- What you need to do
Exactly as written, write out the lines below from the first to the one containing "var distance = distLeft.concat(distRight);", inclusive. Pictures do not belong in the copy.

····················

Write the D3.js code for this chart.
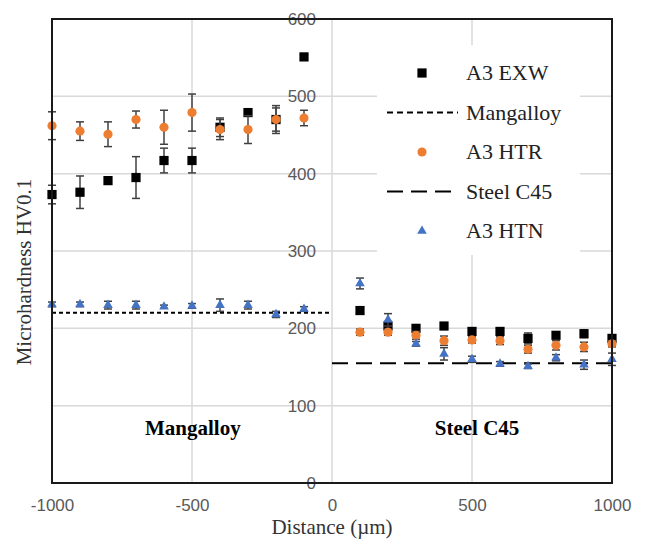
<!DOCTYPE html>
<html>

<head>
  <meta charset="utf-8">
  <title>Microhardness</title>
  <style>
    body { margin: 0; background: #fff; }
  </style>
</head>

<body>
  <script src="https://cdn.jsdelivr.net/npm/d3@7"></script>
  <script type="text/javascript">
    // distance positions (um)
    var distLeft = [-1000, -900, -800, -700, -600, -500, -400, -300, -200, -100];
    var distRight = [100, 200, 300, 400, 500, 600, 700, 800, 900, 1000];
    var distance = distLeft.concat(distRight);

    // A3 EXW
    var exwValues = [373, 376, 391, 395, 417, 417, 460, 479, 470, 551,
                     223, 203, 200, 203, 196, 196, 187, 191, 193, 187];
    var exwErrors = [12, 21, 3, 27, 16, 16, 12, 3, 18, 3,
                     4, 6, 4, 4, 4, 4, 7, 3, 5, 3];
    // A3 HTR
    var htrValues = [462, 455, 451, 470, 460, 479, 457, 457, 470, 472,
                     195, 195, 191, 184, 185, 184, 173, 178, 176, 180];
    var htrErrors = [18, 12, 16, 11, 22, 24, 13, 18, 15, 10,
                     4, 4, 5, 6, 4, 5, 5, 6, 6, 4];
    // A3 HTN
    var htnValues = [231, 231, 230, 230, 228, 229, 230, 230, 218, 225,
                     258, 211, 180, 167, 160, 154, 151, 162, 153, 160];
    var htnErrors = [3, 3, 5, 5, 2, 3, 8, 5, 4, 3,
                     7, 8, 3, 8, 4, 3, 3, 4, 6, 8];

    // base material reference levels
    var mangalloyLevel = 220;
    var steelLevel = 155;

    var xTicks = [-1000, -500, 0, 500, 1000];
    var yTicks = [0, 100, 200, 300, 400, 500, 600];

    var width = 645;
    var height = 543;
    var margin = { top: 19, right: 33, bottom: 60, left: 52 };

    var svg = d3.select('body')
      .append("svg")
      .attr("width", width)
      .attr("height", height)
      .style("font-family", "'Liberation Serif', 'Times New Roman', serif");

    var x = d3.scaleLinear().domain([-1000, 1000]).range([margin.left, width - margin.right]);
    var y = d3.scaleLinear().domain([0, 600]).range([height - margin.bottom, margin.top]);

    // gridlines
    svg.append("g").selectAll("line").data(yTicks.slice(1, 6)).enter().append("line")
      .attr("x1", x(-1000)).attr("x2", x(1000))
      .attr("y1", y).attr("y2", y)
      .attr("stroke", "#d9d9d9").attr("stroke-width", 1.5);
    svg.append("g").selectAll("line").data([-500, 0, 500]).enter().append("line")
      .attr("x1", x).attr("x2", x)
      .attr("y1", y(0)).attr("y2", y(600))
      .attr("stroke", "#d9d9d9").attr("stroke-width", 1.5);

    function plain(d) { return String(d); }

    // x axis labels
    var xAxis = d3.axisBottom(x).tickValues(xTicks).tickFormat(plain).tickSize(0).tickPadding(16);
    var gx = svg.append("g").attr("transform", "translate(0," + y(0) + ")").call(xAxis);
    gx.select(".domain").remove();
    gx.selectAll("text")
      .style("font-family", "'Liberation Sans', Arial, sans-serif")
      .style("font-size", "17px").attr("fill", "#595959");

    // y axis labels sit at x = 0
    var yAxis = d3.axisLeft(y).tickValues(yTicks).tickFormat(plain).tickSize(0).tickPadding(16);
    var gy = svg.append("g").attr("transform", "translate(" + x(0) + ",0)").call(yAxis);
    gy.select(".domain").remove();
    gy.selectAll("text")
      .style("font-family", "'Liberation Sans', Arial, sans-serif")
      .style("font-size", "17px").attr("fill", "#595959");

    // region labels
    svg.append("text").attr("x", x(-497)).attr("y", y(62))
      .attr("text-anchor", "middle").attr("font-weight", "bold").attr("font-size", 21)
      .text("Mangalloy");
    svg.append("text").attr("x", x(518)).attr("y", y(62))
      .attr("text-anchor", "middle").attr("font-weight", "bold").attr("font-size", 21)
      .text("Steel C45");

    // reference lines
    svg.append("line")
      .attr("x1", x(-1000)).attr("x2", x(0))
      .attr("y1", y(mangalloyLevel)).attr("y2", y(mangalloyLevel))
      .attr("stroke", "#000").attr("stroke-width", 2).attr("stroke-dasharray", "4,3");
    svg.append("line")
      .attr("x1", x(0)).attr("x2", x(1000))
      .attr("y1", y(steelLevel)).attr("y2", y(steelLevel))
      .attr("stroke", "#000").attr("stroke-width", 2).attr("stroke-dasharray", "16,8");

    function series(values, errors) {
      return distance.map(function(d, i) {
        return { x: d, v: values[i], e: errors[i] };
      });
    }

    function errorBars(data) {
      var g = svg.append("g").attr("stroke", "#404040").attr("stroke-width", 1.5);
      g.selectAll(".v").data(data).enter().append("line")
        .attr("x1", function(d) { return x(d.x); })
        .attr("x2", function(d) { return x(d.x); })
        .attr("y1", function(d) { return y(d.v - d.e); })
        .attr("y2", function(d) { return y(d.v + d.e); });
      [-1, 1].forEach(function(s) {
        g.selectAll(".c" + s).data(data).enter().append("line")
          .attr("x1", function(d) { return x(d.x) - 4; })
          .attr("x2", function(d) { return x(d.x) + 4; })
          .attr("y1", function(d) { return y(d.v + s * d.e); })
          .attr("y2", function(d) { return y(d.v + s * d.e); });
      });
    }

    var exw = series(exwValues, exwErrors);
    var htr = series(htrValues, htrErrors);
    var htn = series(htnValues, htnErrors);

    var squareSym = d3.symbol().type(d3.symbolSquare).size(85);
    var circleSym = d3.symbol().type(d3.symbolCircle).size(66);
    var triSym = d3.symbol().type(d3.symbolTriangle).size(40);

    errorBars(exw);
    svg.append("g").selectAll("path").data(exw).enter().append("path")
      .attr("d", squareSym)
      .attr("transform", function(d) { return "translate(" + x(d.x) + "," + y(d.v) + ")"; })
      .attr("fill", "#000");

    errorBars(htr);
    svg.append("g").selectAll("path").data(htr).enter().append("path")
      .attr("d", circleSym)
      .attr("transform", function(d) { return "translate(" + x(d.x) + "," + y(d.v) + ")"; })
      .attr("fill", "#ED7D31");

    errorBars(htn);
    svg.append("g").selectAll("path").data(htn).enter().append("path")
      .attr("d", triSym)
      .attr("transform", function(d) { return "translate(" + x(d.x) + "," + y(d.v) + ")"; })
      .attr("fill", "#4472C4");

    // plot frame
    svg.append("rect")
      .attr("x", x(-1000)).attr("y", y(600))
      .attr("width", x(1000) - x(-1000)).attr("height", y(0) - y(600))
      .attr("fill", "none").attr("stroke", "#1a1a1a").attr("stroke-width", 2);

    // legend
    var legendItems = [
      { name: "A3 EXW", kind: "square" },
      { name: "Mangalloy", kind: "dotted" },
      { name: "A3 HTR", kind: "circle" },
      { name: "Steel C45", kind: "dashed" },
      { name: "A3 HTN", kind: "triangle" }
    ];
    var legend = svg.append("g");
    legend.append("rect")
      .attr("x", 377).attr("y", 45).attr("width", 203).attr("height", 210)
      .attr("fill", "#fff");
    var rows = legend.selectAll("g.row").data(legendItems).enter().append("g")
      .attr("transform", function(d, i) { return "translate(0," + (73 + i * 39.5) + ")"; });
    rows.each(function(d) {
      var r = d3.select(this);
      if (d.kind == "square") {
        r.append("path").attr("d", squareSym).attr("transform", "translate(422,0)").attr("fill", "#000");
      } else if (d.kind == "circle") {
        r.append("path").attr("d", circleSym).attr("transform", "translate(422,0)").attr("fill", "#ED7D31");
      } else if (d.kind == "triangle") {
        r.append("path").attr("d", triSym).attr("transform", "translate(422,0)").attr("fill", "#4472C4");
      } else {
        r.append("line").attr("x1", 387).attr("x2", 458).attr("y1", 0).attr("y2", 0)
          .attr("stroke", "#000").attr("stroke-width", 2)
          .attr("stroke-dasharray", d.kind == "dotted" ? "6,4" : "16,8");
      }
      r.append("text").attr("x", 466).attr("y", 7).attr("font-size", 22)
        .attr("fill", "#222").text(d.name);
    });

    // axis titles
    svg.append("text")
      .attr("x", x(0)).attr("y", 534)
      .attr("text-anchor", "middle").attr("font-size", 21).attr("fill", "#333")
      .text("Distance (\u00b5m)");
    svg.append("text")
      .attr("transform", "translate(31," + 272 + ") rotate(-90)")
      .attr("text-anchor", "middle").attr("font-size", 21).attr("fill", "#333")
      .text("Microhardness HV0.1");
  </script>
</body>

</html>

····················

- Solution for this problem
Write the D3.js code for this chart.
<!DOCTYPE html>
<html>

<head>
  <meta charset="utf-8">
  <title>Microhardness</title>
  <style>
    body { margin: 0; background: #fff; }
  </style>
</head>

<body>
  <script src="https://cdn.jsdelivr.net/npm/d3@7"></script>
  <script type="text/javascript">
    // distance positions (um)
    var distLeft = [-1000, -900, -800, -700, -600, -500, -400, -300, -200, -100];
    var distRight = [100, 200, 300, 400, 500, 600, 700, 800, 900, 1000];
    var distance = distLeft.concat(distRight);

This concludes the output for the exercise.